Retype word for word the first line of the listing and each line after it up to the line with "const yTicks = [-5, -3, -1, 1, 3, 5]", with the pictures taken out.

▶ Dataset content:
= = =
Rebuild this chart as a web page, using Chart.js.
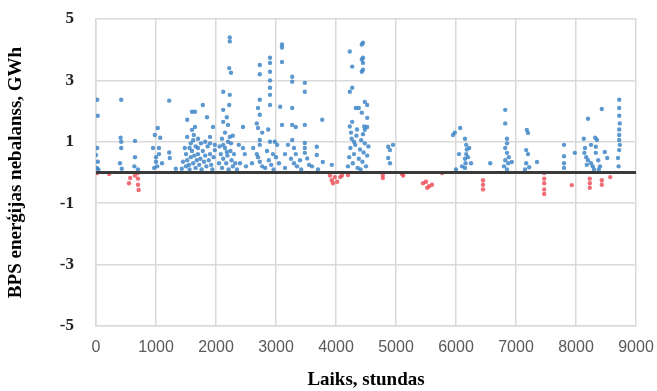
<!DOCTYPE html>
<html>
<head>
<meta charset="utf-8">
<script src="https://cdn.jsdelivr.net/npm/chart.js@4/dist/chart.umd.min.js"></script>
<style>
  body { margin: 0; background: #fff; }
  #wrap { width: 657px; height: 391px; }
</style>
</head>
<body>
<div id="wrap"><canvas id="chartNebalanss" width="657" height="391"></canvas></div>
<script>
// stundas / GWh
const xTicks = [0, 1000, 2000, 3000, 4000, 5000, 6000, 7000, 8000, 9000]
const yTicks = [-5, -3, -1, 1, 3, 5]

// positive imbalance (blue)
const pluss = [
  [20,2.37],[30,1.85],[20,0.8],[0,0.57],[30,0.35],[15,0.15],[40,0.1],
  [420,2.37],[410,1.13],[420,1.0],[420,0.8],[400,0.3],[430,0.12],
  [650,1.03],[650,0.5],[640,0.2],[700,0.1],
  [1220,2.34],[1030,1.45],[980,1.22],[1070,1.13],[950,0.8],[1050,0.8],[1220,0.65],[1000,0.35],
  [1020,0.2],[970,0.15],[1230,0.47],[1330,0.12],[1430,0.12],[1000,0.5],[1050,0.6],[1100,0.3],
  [1520,1.72],[1600,1.98],[1650,1.98],[1520,1.16],[1600,1.39],[1650,1.48],[1630,1.22],[1780,2.2],
  [1850,1.8],[1950,1.48],[1900,1.16],[1700,0.8],[1980,0.9],[1980,0.73],
  [1500,0.6],[1520,0.4],[1550,0.25],[1560,0.1],[1580,0.5],[1600,0.7],[1620,0.3],[1640,0.55],
  [1660,0.15],[1680,0.4],[1700,0.6],[1720,0.25],[1740,0.45],[1760,0.1],[1780,0.7],[1800,0.35],
  [1820,0.55],[1840,0.2],[1860,0.85],[1880,0.4],[1900,0.6],[1920,0.25],[1940,0.1],[1960,0.5],
  [1580,0.95],[1620,1.05],[1700,1.1],[1750,0.95],[1820,1.0],[1560,0.8],[1660,0.85],[1900,0.95],
  [1500,0.2],[1450,0.35],[1480,0.8],
  [2230,4.4],[2230,4.27],[2220,3.4],[2250,3.25],[2120,2.63],[2230,2.53],[2220,2.2],[2120,2.04],
  [2180,1.8],[2120,1.65],[2200,1.55],[2230,1.16],[2450,1.48],[2450,0.8],[2120,0.9],[2180,0.67],
  [2050,0.3],[2080,0.6],[2100,0.15],[2120,0.45],[2150,0.8],[2170,0.3],[2190,0.55],[2210,0.1],
  [2240,0.7],[2260,0.4],[2280,0.2],[2300,0.6],[2320,0.3],[2350,0.1],[2200,1.0],[2250,0.95],
  [2280,1.2],[2150,1.3],[2100,1.1],[2400,0.3],[2500,0.2],[2480,0.6],[2380,0.9],[2060,0.85],
  [2730,3.5],[2730,3.2],[2900,3.74],[2900,3.57],[2900,3.28],[2900,3.0],[2900,2.76],[2900,2.53],
  [2900,2.2],[2730,2.37],[2700,2.1],[2730,1.88],[2680,1.6],[2700,1.45],[2770,1.3],[2870,1.4],
  [2730,1.06],[2730,0.9],[2900,1.0],[2680,0.6],[2700,0.5],[2730,0.35],[2770,0.2],
  [2980,1.0],[3020,0.9],[2950,0.6],[2850,0.7],[2880,0.4],[2920,0.25],[2960,0.1],[2820,0.15],
  [2600,0.3],[2620,0.8],[3000,0.5],
  [3100,4.17],[3100,4.07],[3100,3.6],[3270,3.12],[3270,2.96],[3480,2.92],[3480,2.63],[3270,2.1],
  [3070,2.14],[3100,1.55],[3270,1.55],[3330,1.48],[3480,1.55],[3770,1.72],[3270,1.06],[3480,0.96],
  [3480,0.8],[3300,0.8],[3330,0.6],[3250,0.45],[3300,0.3],[3350,0.2],[3480,0.64],[3520,0.46],
  [3550,0.25],[3600,0.2],[3680,0.84],[3680,0.57],[3780,0.34],[3930,0.25],[3050,0.3],[3150,0.6],
  [3200,0.9],[3150,0.15],[3400,0.4],[3420,0.1],[3700,0.1],
  [4230,3.94],[4270,3.45],[4270,2.76],[4230,2.63],[4430,4.17],[4430,3.68],[4430,3.28],[4450,4.23],
  [4450,3.74],[4450,3.57],[4450,3.35],[4330,2.1],[4380,2.1],[4430,1.95],[4270,1.65],[4480,2.3],
  [4520,2.2],[4520,1.78],[4520,1.48],[4480,1.39],
  [4200,0.2],[4220,0.5],[4240,0.8],[4260,1.1],[4280,0.3],[4300,0.6],[4320,0.9],[4340,1.2],
  [4360,0.15],[4380,0.45],[4400,0.75],[4420,1.05],[4440,0.35],[4460,0.65],[4480,0.95],[4500,0.2],
  [4520,0.55],[4540,0.85],[4250,1.3],[4350,1.4],[4450,1.25],[4410,0.1],[4470,1.5],[4300,1.0],[4230,1.5],
  [4870,0.84],[4900,0.73],[4870,0.47],[4950,0.9],[4900,0.3],
  [5950,1.22],[6070,1.45],[5980,1.3],[6150,1.1],[6170,0.9],[6180,0.75],[6170,0.6],[6150,0.45],
  [6160,0.3],[6150,0.15],[6200,0.5],[6100,0.2],[6220,0.8],[6250,0.3],[6050,0.6],[6000,0.1],
  [6570,0.3],
  [6820,2.04],[6820,1.6],[6850,1.1],[6850,0.95],[6820,0.8],[6850,0.64],[6820,0.4],[6870,0.3],
  [6850,0.1],[6930,0.34],[6880,0.5],[6800,0.2],
  [7180,1.39],[7200,1.29],[7170,0.73],[7200,0.6],[7170,0.3],[7220,0.17],[7350,0.34],[7150,0.1],
  [7800,0.9],[7800,0.53],[7800,0.3],[7800,0.15],[7980,0.64],
  [8200,1.75],[8430,2.07],[8130,1.1],[8150,0.8],[8140,0.64],[8170,0.5],[8200,0.4],[8250,0.3],
  [8280,0.2],[8300,0.1],[8320,1.13],[8350,1.06],[8330,0.84],[8330,0.64],[8370,0.4],[8400,0.2],
  [8380,0.1],[8480,0.67],[8520,0.47],[8250,0.9],[8180,0.25],
  [8720,2.37],[8720,2.1],[8720,1.85],[8730,1.6],[8720,1.4],[8720,1.22],[8720,1.06],[8730,0.9],
  [8720,0.73],[8700,0.47],[8710,0.2]
]

// negative imbalance (red)
const minuss = [
  [20,-0.02],[220,-0.05],[570,-0.18],[550,-0.35],[700,-0.02],[700,-0.2],[700,-0.4],[710,-0.57],[650,-0.1],
  [3930,-0.25],[3980,-0.15],[4070,-0.15],[4200,-0.08],[3950,-0.35],[4020,-0.3],[4100,-0.1],[3900,-0.1],
  [4780,-0.08],[4780,-0.18],[5100,-0.05],[5120,-0.1],[5450,-0.35],[5500,-0.3],[5550,-0.45],
  [5600,-0.4],[5520,-0.5],[5770,-0.02],
  [6450,-0.25],[6450,-0.4],[6450,-0.55],
  [7470,-0.02],[7470,-0.2],[7470,-0.35],[7470,-0.55],[7470,-0.7],
  [7930,-0.41],
  [8230,-0.2],[8230,-0.35],[8230,-0.5],[8430,-0.25],[8430,-0.4],[8570,-0.15]
]

const nullesLinija = [[0, 0], [9000, 0]]

const toXY = arr => arr.map(p => ({ x: p[0], y: p[1] }))

// no automatic label padding, layout.padding decides the plot box
const noPad = s => { s.paddingTop = 0; s.paddingBottom = 0; s.paddingLeft = 0; s.paddingRight = 0 }

const canvas = document.getElementById('chartNebalanss')
const context = canvas.getContext('2d')

const chart = new Chart(context, {
    type : 'scatter',
    data : {
        datasets : [
            {
                type : 'line',
                data : toXY(nullesLinija),
                borderColor : '#3a3a3a',
                borderWidth : 3,
                pointRadius : 0
            },
            {
                data : toXY(pluss),
                backgroundColor : 'rgba(52,128,196,0.8)',
                borderColor : 'rgba(52,128,196,0.8)',
                pointRadius : 2.2,
                borderWidth : 0
            },
            {
                data : toXY(minuss),
                backgroundColor : 'rgba(236,72,84,0.8)',
                borderColor : 'rgba(236,72,84,0.8)',
                pointRadius : 2.2,
                borderWidth : 0
            }
        ]
    },
    options : {
        responsive : false,
        animation : false,
        layout : { padding : { top : 19, right : 21, left : 0, bottom : 0 } },
        plugins : { legend : { display : false }, tooltip : { enabled : false } },
        scales : {
            x : {
                type : 'linear',
                min : 0,
                max : 9000,
                afterBuildTicks : s => { s.ticks = xTicks.map(v => ({ value : v })) },
                afterFit : s => { s.height = 65; noPad(s) },
                grid : { color : '#d9d9d9', lineWidth : 1.5, drawTicks : false },
                border : { color : '#d9d9d9', width : 1.5 },
                ticks : {
                    padding : 12,
                    maxRotation : 0,
                    color : '#595959',
                    font : { family : 'Liberation Sans', size : 16 },
                    callback : v => String(v)
                },
                title : {
                    display : true,
                    text : 'Laiks, stundas',
                    color : '#000',
                    padding : { top : 0, bottom : 0 },
                    font : { family : 'Liberation Serif', size : 19, weight : 'bold' }
                }
            },
            y : {
                min : -5,
                max : 5,
                afterBuildTicks : s => { s.ticks = yTicks.map(v => ({ value : v })) },
                afterFit : s => { s.width = 96; noPad(s) },
                grid : { color : '#d9d9d9', lineWidth : 1.5, drawTicks : false },
                border : { color : '#d9d9d9', width : 1.5 },
                ticks : {
                    padding : 22,
                    color : '#222',
                    font : { family : 'Liberation Serif', size : 17, weight : 'bold' }
                },
                title : {
                    display : true,
                    text : 'BPS enerģijas nebalanss, GWh',
                    color : '#000',
                    padding : { top : 5, bottom : 0 },
                    font : { family : 'Liberation Serif', size : 19, weight : 'bold' }
                }
            }
        }
    }
})
</script>
</body>
</html>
= = =
▶ Task response:
Rebuild this chart as a web page, using Chart.js.
<!DOCTYPE html>
<html>
<head>
<meta charset="utf-8">
<script src="https://cdn.jsdelivr.net/npm/chart.js@4/dist/chart.umd.min.js"></script>
<style>
  body { margin: 0; background: #fff; }
  #wrap { width: 657px; height: 391px; }
</style>
</head>
<body>
<div id="wrap"><canvas id="chartNebalanss" width="657" height="391"></canvas></div>
<script>
// stundas / GWh
const xTicks = [0, 1000, 2000, 3000, 4000, 5000, 6000, 7000, 8000, 9000]
const yTicks = [-5, -3, -1, 1, 3, 5]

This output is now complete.